In the border simulation, participants roll dice to determine movement through a path-based system. Standard dice outcomes are remapped (2–6 correspond to 1–3 movement spaces) to reflect constrained mobility and uneven access to opportunity. As participants land on different squares, facilitators guide scenario-based prompts that represent environmental risks, policy barriers, and survival decisions encountered along migration routes. Certain scenarios introduce critical trade-offs and outcomes shaped by context—for example, traveling with an infant through dangerous terrain may result in loss or harm. Access to support, safety, or advancement varies depending on assigned identity markers, highlighting how structural inequality impacts outcomes.
If participants successfully reach the end of the simulation, they are asked to complete a simplified citizenship test, underscoring the additional barriers embedded in formal processes of belonging even after arrival.
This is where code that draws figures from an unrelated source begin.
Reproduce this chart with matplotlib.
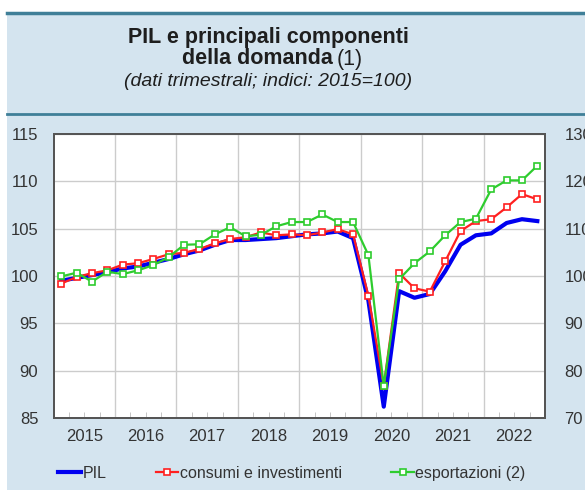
import numpy as np
import pandas as pd
import matplotlib
matplotlib.use("Agg")
import matplotlib.pyplot as plt
from matplotlib.patches import Rectangle
from matplotlib.lines import Line2D

plt.rcParams['font.family'] = ['Liberation Sans', 'DejaVu Sans']

# dati trimestrali 2015T1 - 2022T4
quarters = pd.period_range('2015Q1', '2022Q4', freq='Q')
pil = [99.5, 99.8, 100.1, 100.4, 100.8, 101.0, 101.4, 101.8,
       102.3, 102.7, 103.3, 103.8, 103.8, 103.9, 104.0, 104.2,
       104.4, 104.5, 104.7, 104.0, 97.4, 86.2, 98.4, 97.7,
       98.1, 100.5, 103.3, 104.3, 104.5, 105.6, 106.0, 105.8]
consumi = [99.2, 99.9, 100.3, 100.6, 101.2, 101.35, 101.8, 102.3,
           102.45, 102.85, 103.45, 103.9, 104.1, 104.6, 104.3, 104.4,
           104.3, 104.6, 104.95, 104.4, 97.9, 88.4, 100.3, 98.7,
           98.35, 101.55, 104.75, 105.8, 106.0, 107.25, 108.65, 108.1]
# esportazioni sulla scala di destra
esport = [99.9, 100.7, 98.8, 100.9, 100.4, 101.2, 102.3, 104.0,
          106.6, 106.7, 108.8, 110.3, 108.4, 108.7, 110.5, 111.4,
          111.4, 113.0, 111.4, 111.4, 104.4, 76.8, 99.3, 102.7,
          105.2, 108.6, 111.4, 112.1, 118.3, 120.2, 120.2, 123.3]
year_labels = ['2015', '2016', '2017', '2018', '2019', '2020', '2021', '2022']

x = np.array([q.year + (q.quarter - 0.5) / 4 for q in quarters])

bg = '#d4e4ef'
line_col = '#3f7f98'
txt = '#1e1e1e'

fig = plt.figure(figsize=(5.85, 4.9), dpi=100)
fig.patch.set_facecolor('white')
W, H = 585.0, 490.0
fig.patches.append(Rectangle((7 / W, 0), 1 - 7 / W, 1 - 13 / H,
                             transform=fig.transFigure, facecolor=bg,
                             edgecolor='none', zorder=-5))
fig.add_artist(Line2D([7 / W, 1], [1 - 13 / H, 1 - 13 / H], transform=fig.transFigure,
                      color=line_col, lw=2.5))
fig.add_artist(Line2D([7 / W, 1], [1 - 114 / H, 1 - 114 / H], transform=fig.transFigure,
                      color=line_col, lw=2.0))

# titolo
cx = 268 / W
fig.text(cx, 1 - 37 / H, 'PIL e principali componenti', ha='center', va='center',
         fontsize=15.5, fontweight='bold', color=txt)
fig.text(333 / W, 1 - 59 / H, 'della domanda', ha='right', va='center',
         fontsize=15.5, fontweight='bold', color=txt)
fig.text(337 / W, 1 - 59 / H, '(1)', ha='left', va='center',
         fontsize=15.5, color=txt)
fig.text(cx, 1 - 81 / H, '(dati trimestrali; indici: 2015=100)', ha='center', va='center',
         fontsize=14, style='italic', color=txt)

ax = fig.add_axes([53.6 / W, 1 - 418 / H, (545 - 53.6) / W, (418 - 134) / H])
ax.set_facecolor('white')
ax2 = ax.twinx()

ax.plot(x, pil, color='#0000f0', lw=3, zorder=3, label='PIL')
ax.plot(x, consumi, color='#ff2020', lw=1.6, marker='s', ms=4.3,
        mfc='white', mec='#ff2020', mew=1.2, zorder=4, label='consumi e investimenti')
ax2.plot(x, esport, color='#2ecc2e', lw=1.6, marker='s', ms=4.3,
         mfc='white', mec='#2ecc2e', mew=1.2, zorder=5, label='esportazioni (2)')

ax.set_xlim(2015, 2023)
ax.set_ylim(85, 115)
ax2.set_ylim(70, 130)
ax.set_yticks(np.arange(85, 116, 5))
ax2.set_yticks(np.arange(70, 131, 10))

# griglia verticale ai cambi d'anno, tacche trimestrali
ax.set_xticks(np.arange(2016, 2023), labels=[''] * 7)
qb = [v for v in np.arange(2015.25, 2023, 0.25) if v % 1 != 0]
ax.set_xticks(qb, labels=[year_labels[int(v) - 2015] if v % 1 == 0.5 else '' for v in qb],
              minor=True)
ax.tick_params(axis='x', which='major', length=0)
ax.tick_params(axis='x', which='minor', direction='in', length=4, color='#bbbbbb',
               labelsize=12, pad=8, labelcolor='#333333')
ax.tick_params(axis='y', length=0, labelsize=12, pad=11, labelcolor='#333333')
ax2.tick_params(axis='y', length=0, labelsize=12, pad=14, labelcolor='#333333')

ax.grid(True, which='major', color='#cccccc', lw=1)
ax.set_axisbelow(True)
for a in (ax, ax2):
    for s in a.spines.values():
        s.set_color('#555555')
        s.set_linewidth(1.4)

h1, l1 = ax.get_legend_handles_labels()
h2, l2 = ax2.get_legend_handles_labels()
fig.legend(h1 + h2, l1 + l2, loc='center', bbox_to_anchor=(292 / W, 1 - 473 / H),
           ncol=3, frameon=False, fontsize=11.5, handlelength=1.4, handletextpad=0.1,
           columnspacing=3.1, labelcolor='#333333')

fig.savefig('out.png', dpi=100, facecolor=fig.get_facecolor())
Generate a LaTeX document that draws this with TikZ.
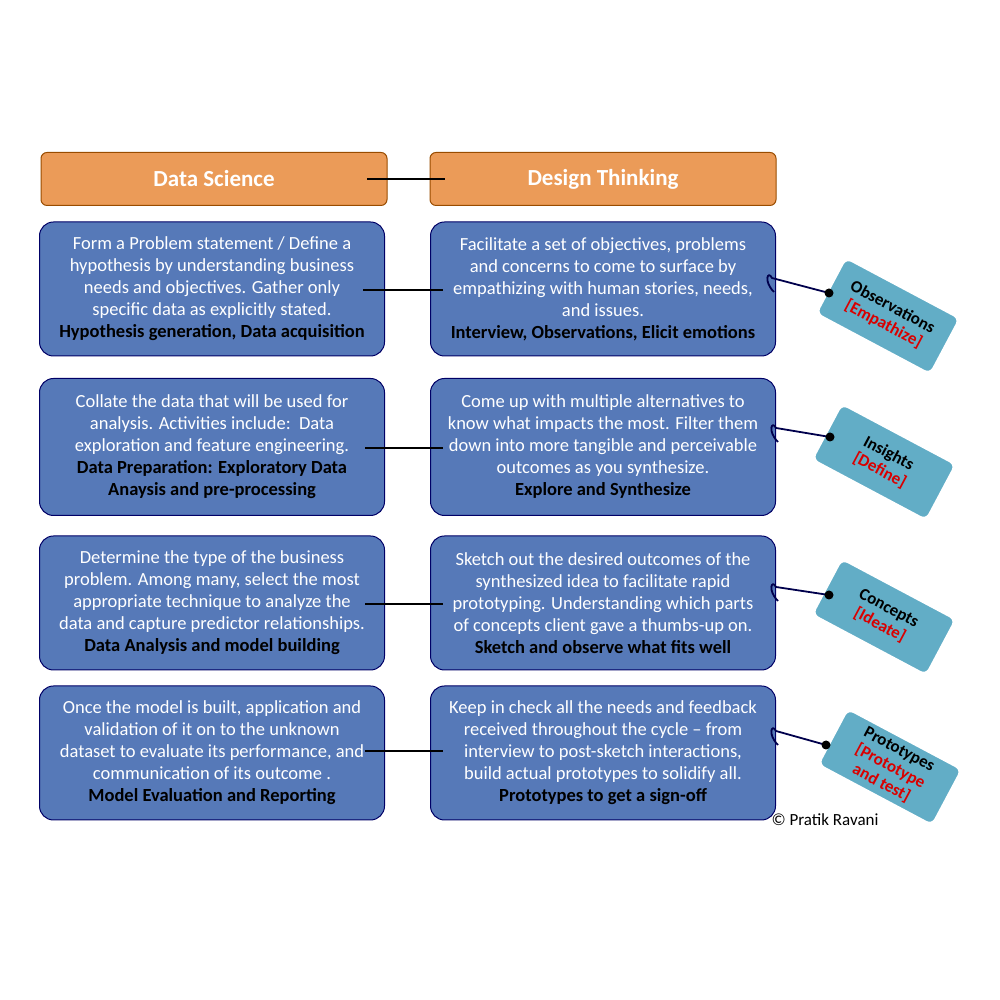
\documentclass[tikz,border=0pt]{standalone}
\usepackage{fontspec}
\setmainfont{Carlito}
\begin{document}
\begin{tikzpicture}[x=1pt,y=1pt,
 hdr/.style={draw=orange!60!black,rounded corners=6pt,minimum width=346pt,minimum height=53pt,text=white,font=\fontsize{23}{26}\selectfont\bfseries,line width=1pt},
 box/.style={draw=blue!40!black,rounded corners=14pt,minimum width=345pt,line width=1pt,text=white,align=center,font=\fontsize{18.5}{22}\selectfont,inner sep=1pt},
 tag/.style={draw=white,line width=3pt,rounded corners=7pt,minimum width=130pt,minimum height=64pt,align=center,font=\fontsize{17}{19}\selectfont\bfseries,rotate=-28,inner sep=1pt},
 lnk/.style={line width=1.5pt},
 str/.style={line width=1.8pt,draw=blue!30!black}]
\definecolor{bx}{HTML}{5679B8}
\definecolor{tg}{HTML}{62ADC6}
\definecolor{hd}{HTML}{EB9B58}
\useasboundingbox (0,0) rectangle (1000,1000);
\node[hdr,fill=hd] (ds) at (214,821) {Data Science};
\node[hdr,fill=hd] (dt) at (603,821) {Design Thinking};
\draw[lnk] (ds.center)++(153,0) coordinate (a0) -- ++(78,0) coordinate (b0);
\def\bl#1{\\\textcolor{black}{\bfseries #1}}
\node[box,fill=bx,minimum height=134pt] (l1) at (212,711) {Form a Problem statement / Define a\\hypothesis by understanding business\\needs and objectives. Gather only\\specific data as explicitly stated.\bl{Hypothesis generation, Data acquisition}};
\node[box,fill=bx,minimum height=134pt] (r1) at (603,711) {Facilitate a set of objectives, problems\\and concerns to come to surface by\\empathizing with human stories, needs,\\and issues.\bl{Interview, Observations, Elicit emotions}};
\node[box,fill=bx,minimum height=137pt] (l2) at (212,553) {Collate the data that will be used for\\analysis. Activities include:\ \ Data\\exploration and feature engineering.\bl{Data Preparation: Exploratory Data}\\\textcolor{black}{\bfseries Anaysis and pre-processing}};
\node[box,fill=bx,minimum height=137pt] (r2) at (603,553) {Come up with multiple alternatives to\\know what impacts the most. Filter them\\down into more tangible and perceivable\\outcomes as you synthesize.\bl{Explore and Synthesize}};
\node[box,fill=bx,minimum height=134pt] (l3) at (212,397) {Determine the type of the business\\problem. Among many, select the most\\appropriate technique to analyze the\\data and capture predictor relationships.\bl{Data Analysis and model building}};
\node[box,fill=bx,minimum height=134pt] (r3) at (603,397) {Sketch out the desired outcomes of the\\synthesized idea to facilitate rapid\\prototyping. Understanding which parts\\of concepts client gave a thumbs-up on.\bl{Sketch and observe what fits well}};
\node[box,fill=bx,minimum height=134pt] (l4) at (212,247) {Once the model is built, application and\\validation of it on to the unknown\\dataset to evaluate its performance, and\\communication of its outcome .\bl{Model Evaluation and Reporting}};
\node[box,fill=bx,minimum height=134pt] (r4) at (603,247) {Keep in check all the needs and feedback\\received throughout the cycle -- from\\interview to post-sketch interactions,\\build actual prototypes to solidify all.\bl{Prototypes to get a sign-off}};
\draw[lnk] (363,710) coordinate (a1) -- (443,710) coordinate (b1);
\draw[lnk] (365,552) coordinate (a2) -- (443,552) coordinate (b2);
\draw[lnk] (365,396) coordinate (a3) -- (443,396) coordinate (b3);
\draw[lnk] (365,249) coordinate (a4) -- (443,249) coordinate (b4);
\node[tag,fill=tg] (t1) at (888,684) {Observations\\\textcolor{red!85!black}{[Empathize]}};
\node[tag,fill=tg] (t2) at (884,538) {Insights\\\textcolor{red!85!black}{[Define]}};
\node[tag,fill=tg] (t3) at (884,383) {Concepts\\\textcolor{red!85!black}{[Ideate]}};
\node[tag,fill=tg] (t4) at (890,233) {Prototypes\\\textcolor{red!85!black}{[Prototype}\\\textcolor{red!85!black}{and test]}};
\foreach \i/\sx/\sy/\dx/\dy in {1/772/722/829/707, 2/776/572/830/563, 3/776/413/829/405, 4/776/269/826/255}{
 \coordinate (h\i) at (\sx,\sy);
 \coordinate (d\i) at (\dx,\dy);
 \draw[str] (\sx+2,\sy-14) .. controls (\sx-9,\sy-3) and (\sx-4,\sy+8) .. (h\i) -- (d\i);
 \fill (d\i) circle (4.5pt);
}
\node[font=\fontsize{17}{18}\selectfont,anchor=west] (cp) at (768,180) {© Pratik Ravani};
\end{tikzpicture}
\end{document}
A parallel asylum simulation represents the prolonged legal process of seeking protection, which may extend up to five years or more. Progress is shaped by chance-based assignment of adjudicators and the level of legal or institutional support received upon arrival, emphasizing how outcomes can vary significantly despite similar claims or circumstances.
Together, the two systems are designed as participatory learning tools that surface the unevenness, uncertainty, and human impact embedded in migration and asylum systems, translating complex policy structures into embodied, experiential understanding.
This interactive board game simulates the journey of a young adult immigrating to the United States for higher education, demonstrating different barriers to achieving citizenships than the asylum & refugee board.